On daytime television, streams of ads offer irresistible new loans — credit cards, house refinancing, interest-only loans. At night, eerie ads offer cash in exchange for death benefits.
The level of personal debt for U.S. households has jumped in the last decade from an average of 85 percent of the household’s after-tax annual income to over 120 percent. Interest payments are consuming a growing share of income, competing with rising housing, health care and fuel costs while incomes and benefits decline.
With social services and infrastructure fraying, a single layoff, a single sickness, one hurricane, one accident can set in motion a terrible downward spiral leading to economic crisis for a family.
Pin-striped loan sharks
A reactionary bankruptcy law went into effect Oct. 17, courtesy of Citibank, Chase and other pin-striped Wall Street loan sharks, and their bought-off politicians. They claimed that borrowers were abusing the old law, filing for bankruptcy when they could really afford to pay off their debts. The new law, they say, promotes “personal responsibility.”
Under the new law, a majority of bankruptcy filers will likely be forced into extended repayment schedules instead of having much of the slate wiped clean. They will be forced to pay for costly mandatory credit counseling. The new law demands far more paperwork, adding even more legal expense to the process. Reports are that the up-front costs of filing for a bankruptcy will double; many working-class and poor people will not be able to meet the documentation requirements.

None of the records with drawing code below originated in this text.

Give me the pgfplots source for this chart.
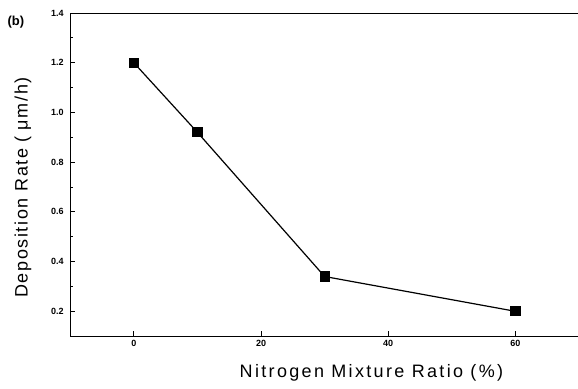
\documentclass[border=0pt]{standalone}
\usepackage{pgfplots}
\pgfplotsset{compat=1.18}
\usepackage{fontspec}
\setmainfont{Liberation Sans}
\begin{document}
\begin{tikzpicture}
\begin{axis}[
  scale only axis,
  width=507bp, height=322bp,
  xmin=-10, xmax=70, ymin=0.1, ymax=1.4,
  xtick={0,20,40,60},
  ytick={0.2,0.4,0.6,0.8,1.0,1.2,1.4},
  minor y tick num=1,
  xtick pos=bottom, ytick pos=left,
  tick align=inside,
  major tick length=5bp, minor tick length=3bp,
  axis line style={line width=1bp},
  tick style={line width=0.8bp, black},
  /pgf/number format/assume math mode=true,
  yticklabel style={/pgf/number format/fixed, /pgf/number format/fixed zerofill, /pgf/number format/precision=1, font=\fontsize{9}{10}\selectfont\bfseries, xshift=-3bp},
  xticklabel style={font=\fontsize{9}{10}\selectfont\bfseries, yshift=-1bp},
  xlabel={\addfontfeatures{LetterSpace=13}Nitrogen Mixture Ratio (\%)},
  ylabel={\addfontfeatures{LetterSpace=9}Deposition Rate (\,\,μm/h)},
  label style={font=\fontsize{18}{20}\selectfont},
  xlabel style={at={(ticklabel cs:0.592)}, yshift=-10bp},
  ylabel style={at={(ticklabel cs:0.46)}, yshift=13bp},
]
\addplot[black, line width=1.2bp, mark=square*, mark size=4.5bp, mark options={solid}] coordinates {
  (0,1.2) (10,0.92) (30,0.34) (60,0.2)
};
\end{axis}
\node[font=\fontsize{13}{14}\selectfont\bfseries, anchor=west] at (-66bp,313bp) {(b)};
\pgfresetboundingbox
\path (-70bp,-52bp) rectangle (506bp,335bp);
\end{tikzpicture}
\end{document}
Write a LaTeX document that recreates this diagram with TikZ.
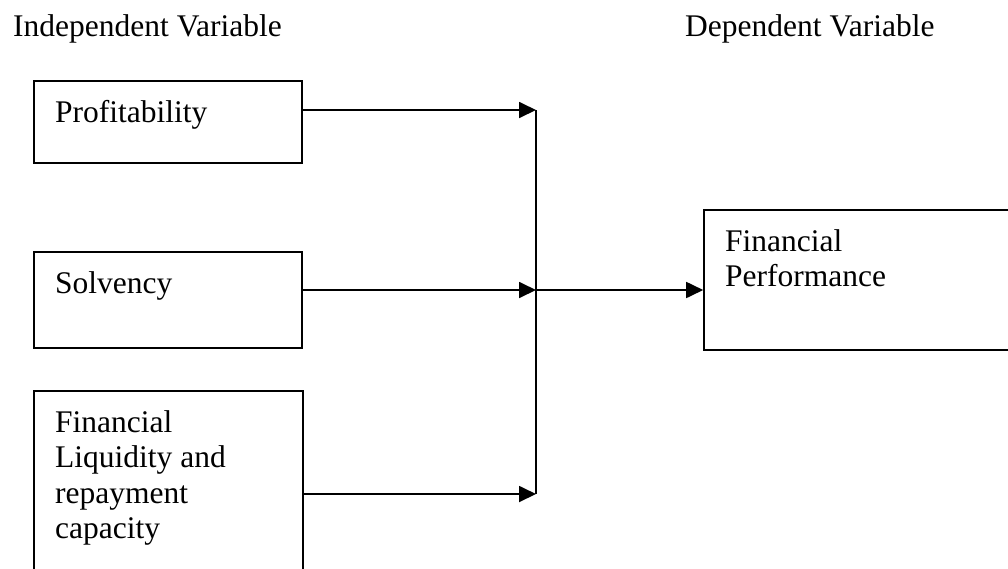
\documentclass[tikz,border=0pt]{standalone}
\usepackage{fontspec}
\setmainfont{Liberation Serif}
\usetikzlibrary{arrows.meta}
\usetikzlibrary{positioning}
\tikzset{varbox/.style = {draw, line width = 1.6pt, inner sep = 0}}
\tikzset{boxtext/.style = {inner sep = 0, align = left, font = \fontsize{31.5}{35.5}\selectfont}}
\tikzset{flow/.style = {line width = 1.8pt, -{Triangle[length = 17pt, width = 16pt]}}}

\begin{document}
\begin{tikzpicture}[x = 1pt, y = -1pt]
    \clip (0, 0) rectangle (1008, 568);
    \node [boxtext, anchor = base west] (indep) at (13, 36) {Independent Variable};
    \node [boxtext, anchor = base west] (dep) at (685, 36) {Dependent Variable};
    \node [varbox, minimum width = 268pt, minimum height = 82pt] (profit) at (168, 122) {};
    \node [varbox, minimum width = 268pt, minimum height = 96pt] (solv) at (168, 300) {};
    \node [varbox, minimum width = 269pt, minimum height = 229pt] (liquid) at (168.5, 505.5) {};
    \node [varbox, minimum width = 336pt, minimum height = 140pt] (perf) at (872, 280) {};
    \node [boxtext, anchor = base west] (profit text) at (55, 122) {Profitability};
    \node [boxtext, anchor = base west] (solv text) at (55, 293) {Solvency};
    \node [boxtext, anchor = north west] (liquid text) at (55, 410) {Financial\\Liquidity and\\repayment\\capacity};
    \node [boxtext, anchor = north west] (perf text) at (725, 229) {Financial\\Performance};
    \coordinate (jtop) at (536, 110);
    \coordinate (jmid) at (536, 290);
    \coordinate (jbot) at (536, 494);
    \draw [flow] (profit.east |- jtop) -- (jtop);
    \draw [flow] (solv.east |- jmid) -- (jmid);
    \draw [flow] (liquid.east |- jbot) -- (jbot);
    \draw [line width = 1.8pt] (jtop) -- (jbot);
    \draw [flow] (jmid) -- (perf.west |- jmid);
  \end{tikzpicture}
\end{document}
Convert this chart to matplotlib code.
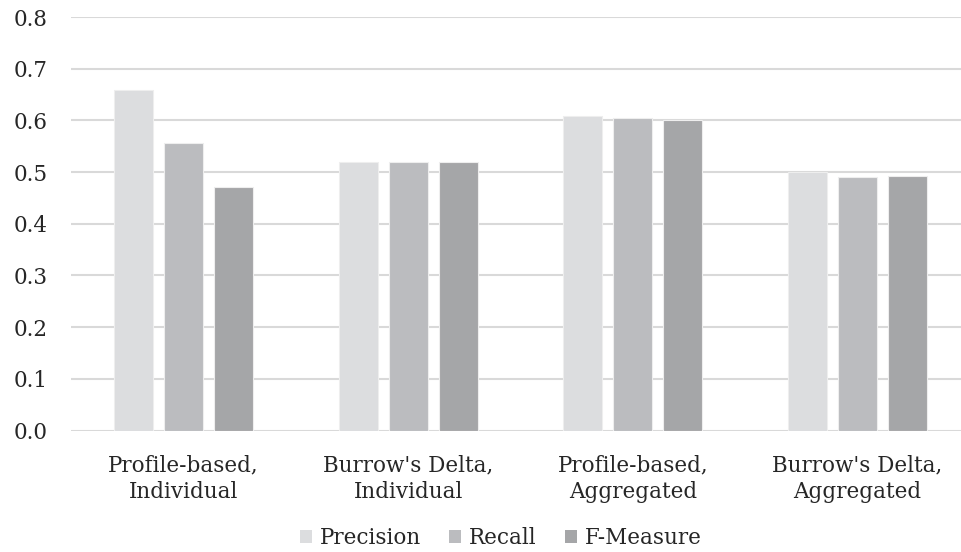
import matplotlib
matplotlib.use("Agg")
import matplotlib.pyplot as plt
import numpy as np
from matplotlib.patches import Patch

plt.rcParams['font.family'] = ['DejaVu Serif']

categories = ["Profile-based,\nIndividual", "Burrow's Delta,\nIndividual",
              "Profile-based,\nAggregated", "Burrow's Delta,\nAggregated"]
series = ["Precision", "Recall", "F-Measure"]
precision = [0.659, 0.520, 0.609, 0.500]
recall = [0.556, 0.520, 0.604, 0.491]
fmeasure = [0.471, 0.520, 0.600, 0.493]
colors = ["#dcdddf", "#bbbcbf", "#a5a6a8"]
yticks = [0.0, 0.1, 0.2, 0.3, 0.4, 0.5, 0.6, 0.7, 0.8]

fig = plt.figure(figsize=(9.61, 5.52), dpi=100)
ax = fig.add_axes([71 / 961, 121.5 / 552, 890 / 961, 413.5 / 552])

x = np.arange(len(categories))
w = 0.174
step = 0.2225
for i, (vals, c) in enumerate(zip([precision, recall, fmeasure], colors)):
    ax.bar(x + (i - 1) * step, vals, width=w, color=c, edgecolor="#eeeeee",
           linewidth=0.8, zorder=3)

ax.set_xlim(-0.5, 3.46)
ax.set_ylim(0, 0.8)
ax.set_yticks(yticks)
ax.set_yticklabels([f"{v:.1f}" for v in yticks])
ax.set_xticks(x)
ax.set_xticklabels(categories, linespacing=1.3)
ax.yaxis.grid(True, color="#d9d9d9", linewidth=1.5, zorder=0)
ax.set_axisbelow(True)
for s in ax.spines.values():
    s.set_visible(False)
ax.tick_params(axis="both", length=0, labelsize=15.5, colors="#262626")
ax.tick_params(axis="y", pad=16.5)
ax.tick_params(axis="x", pad=17)

handles = [Patch(facecolor=c, edgecolor="none", label=s) for s, c in zip(series, colors)]
fig.legend(handles=handles, loc="center", bbox_to_anchor=(0.521, 0.025), ncol=3,
           frameon=False, fontsize=15.5, handlelength=0.55, handleheight=0.55,
           handletextpad=0.35, columnspacing=1.33, labelcolor="#262626")

fig.savefig("out.png", dpi=100)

Under the previous law, child-support payments had priority; under the new law, they now compete with Citibank’s claims.
Despite the severe provisions of the new law, in the coming months tens if not hundreds of thousands of Americans will likely be forced into bankruptcy simply as a result of Hurricane Katrina, and the Delphi, Northwest and Delta Airlines debacles of the past few weeks. And any significant rise in unemployment, interest rates or fuel prices, will push millions more over the bankruptcy edge.
Causes of bankruptcy
In their 2003 book “The Two-Income Trap,” Harvard bankruptcy expert Elizabeth Warren and her daughter Amelia Tyagi expose the hypocrisy of right-wing “morality” and claims that individuals “abused” the old law. The overwhelming majority of personal bankruptcies are due to loss of job, family illness or other circumstances beyond an individual’s control. Having a child, they report, is the single best predictor that a woman will file for bankruptcy. In 1981, 69,000 women filed for bankruptcy. By 1999, the number had risen to nearly 500,000.
They compare the bankruptcy process, even under the old law, to being stripped naked in front of strangers. The demands of the new law are that much more humiliating, intrusive and impossible to meet.
Abusive
interest rates
Warren and Tyagi leave no doubt that Wall Street prefers lending to people in trouble. “In 2001,” they report, “when standard mortgage loans were in the 6.5 percent range, Citibank’s average mortgage rate (which included both sub-prime and traditional mortgages) was 15.6 percent.”
It’s easy to be relegated to a “sub-prime” mortgage. Be late on your phone bill, make an inquiry into a loan to buy a car, not to mention fall behind on your credit cards due to layoff or illness — these are all excuses to jack up your interest rates. But people in financial distress will always be relegated to the highest rates.
To put this practice in perspective, a family buying a $175,000 home with a sub-prime loan at 15.6 percent would pay an extra $420,000 during the 30-year life of the mortgage, “that is, over and above the payments due on a standard mortgage.”
While Citi and George Bush claim to be helping people buy homes, in reality they are helping making sure they will lose their homes.
“The Two-Income Trap” is filled with social and economic insights. What the authors fail to see is the decay of a whole social system. They close their book with recommendations to cope with this decay. Yes, we need to somehow cope, but the way out is through struggle to meet human needs, from food, heat and shelter to health, education and recreation. The way out is for the working class to take control of production, finance, and society to meet human needs.